The current leadership decided, for the first time in the history of the Egyptian branch, to define the outline of a party. It's the minimalist tendency, associated with the 'old guard,' that won. "The Brotherhood will stay as it is," explains Mohammed Hilal. " We will have alongside it a political party with Islam as a political reference. Its members will be Muslim Brothers, but it will not bear our name. The minority wanted to transform the brotherhood into a 'Muslim Brothers' Party.'"One of the fascinating things for Brotherhood watchers are the tensions and battles between its various factions. At the elections, the younger, more aggressive faction seemed to have won out. On the party issue, the old guard idea of splitting the Brotherhood between dawa and politics -- endorsed by some such as the "young guard" (well, middle-aged really) Essam Al Erian -- may have now won out. Yet, as the old guard necessarily passes away, I wonder whether the distinctions between movement and party will be essentially a convenient legal fiction -- perhaps more useful, and more politically dangerous, than a transformation into a party.
What I'm still waiting for, however, was the announcement by Supreme Guide Mahdi Akef a few weeks ago in an interview with Al Destour that internal bylaws would be changed to impose a duration and term-limit for Supreme Guides -- i.e. that instead of being elected for life, as is the tradition, that they would serve a maximum of two five-year term. Actually carrying that out would deliver a strong message to the regime, which is reluctant to carry out similar reforms for the presidency.
Meanwhile, Gamal Mubarak has emerged from hiding (ever since the elections got nasty) to deliver a four-part interview to the state-owned rag Rose Al Youssef, saying he has no intention of running for president and that he is preoccupied with how Egypt should deal with:
"The question of how we should deal at the political and legal levels with attempts to circumvent the national consensus banning religious parties is on the table," Gamal Mubarak told the state-owned Roz al-Yusef daily.Not as negative as police beating up voters, methinks.
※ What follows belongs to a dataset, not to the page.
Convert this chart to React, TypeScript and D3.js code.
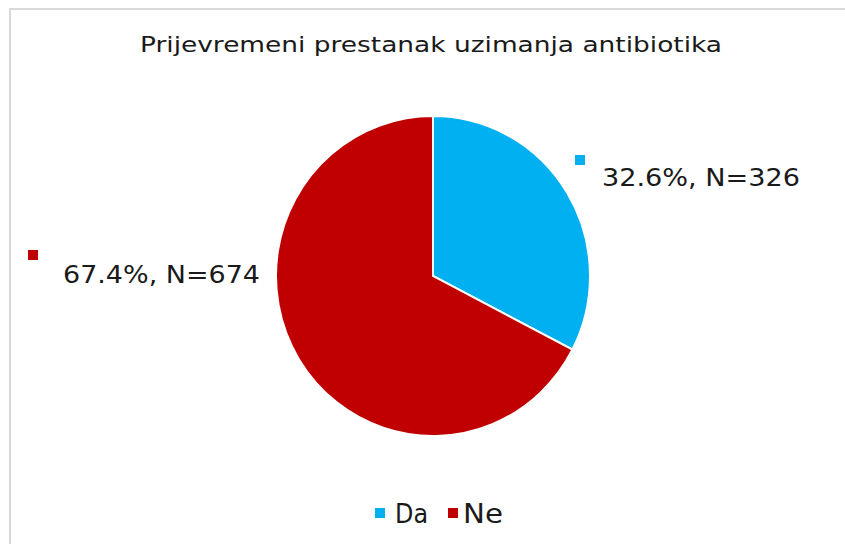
import React, { useEffect } from 'react';
import * as d3 from 'd3';

const categories = ['Da', 'Ne'];
const counts = [326, 674];
const percents = [32.6, 67.4];
const colors = ['#00B0F0', '#C00000'];
const title = 'Prijevremeni prestanak uzimanja antibiotika';

const W = 845;
const H = 544;
const FONT = '"DejaVu Sans", Verdana, sans-serif';

export default function App() {
  useEffect(() => {
    document.body.style.margin = '0';
  }, []);

  // pie geometry
  const cx = 433;
  const cy = 276;
  const r = 157;
  const squash = 160 / 157;

  const pie = d3.pie<number>().sort(null).value(d => d);
  const arcs = pie(counts);
  const arc = d3.arc<d3.PieArcDatum<number>>().innerRadius(0).outerRadius(r);

  // label anchors (squares + text)
  const labelPos = [
    { sx: 575, sy: 155, tx: 602, ty: 186, tw: 198 },
    { sx: 28, sy: 250, tx: 63, ty: 283, tw: 197 },
  ];
  const legendPos = [
    { sx: 375, tx: 395, tw: 33 },
    { sx: 448, tx: 463, tw: 40 },
  ];

  return (
    <svg width={W} height={H} style={{ display: 'block', background: '#fff' }}>
      <rect x={10} y={9} width={900} height={600} fill="#fff" stroke="#d9d9d9" strokeWidth={2} />
      <text x={140} y={52} fontFamily={FONT} fontSize={22} fill="#1a1a1a"
        textLength={582} lengthAdjust="spacingAndGlyphs">
        {title}
      </text>

      <g transform={`translate(${cx},${cy}) scale(1,${squash})`}>
        {arcs.map((a, i) => (
          <path key={i} d={arc(a) || ''} fill={colors[i]} stroke="#fff" strokeWidth={2} />
        ))}
      </g>

      {arcs.map((a, i) => (
        <g key={'l' + i}>
          <rect x={labelPos[i].sx} y={labelPos[i].sy} width={10} height={10} fill={colors[i]} />
          <text x={labelPos[i].tx} y={labelPos[i].ty} fontFamily={FONT} fontSize={25} fill="#1a1a1a"
            textLength={labelPos[i].tw} lengthAdjust="spacingAndGlyphs">
            {`${percents[i].toFixed(1)}%, N=${counts[i]}`}
          </text>
        </g>
      ))}

      {categories.map((c, i) => (
        <g key={'lg' + c}>
          <rect x={legendPos[i].sx} y={508} width={10} height={10} fill={colors[i]} />
          <text x={legendPos[i].tx} y={523} fontFamily={FONT} fontSize={26} fill="#1a1a1a"
            textLength={legendPos[i].tw} lengthAdjust="spacingAndGlyphs">{c}</text>
        </g>
      ))}
    </svg>
  );
}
It looks that the regime's bright young thing isn't very different from the old guard when it comes to the Brotherhood.
The 42-year-old head of the ruling party's policies secretariat deplored the Muslim Brotherhood's "use of religion and religious slogans to achieve political gains" in the polls.
In the fourth part of his interview with Roz al-Yusef, he described the movement's participation in parliament as "having negative repercussions on the electoral and political process."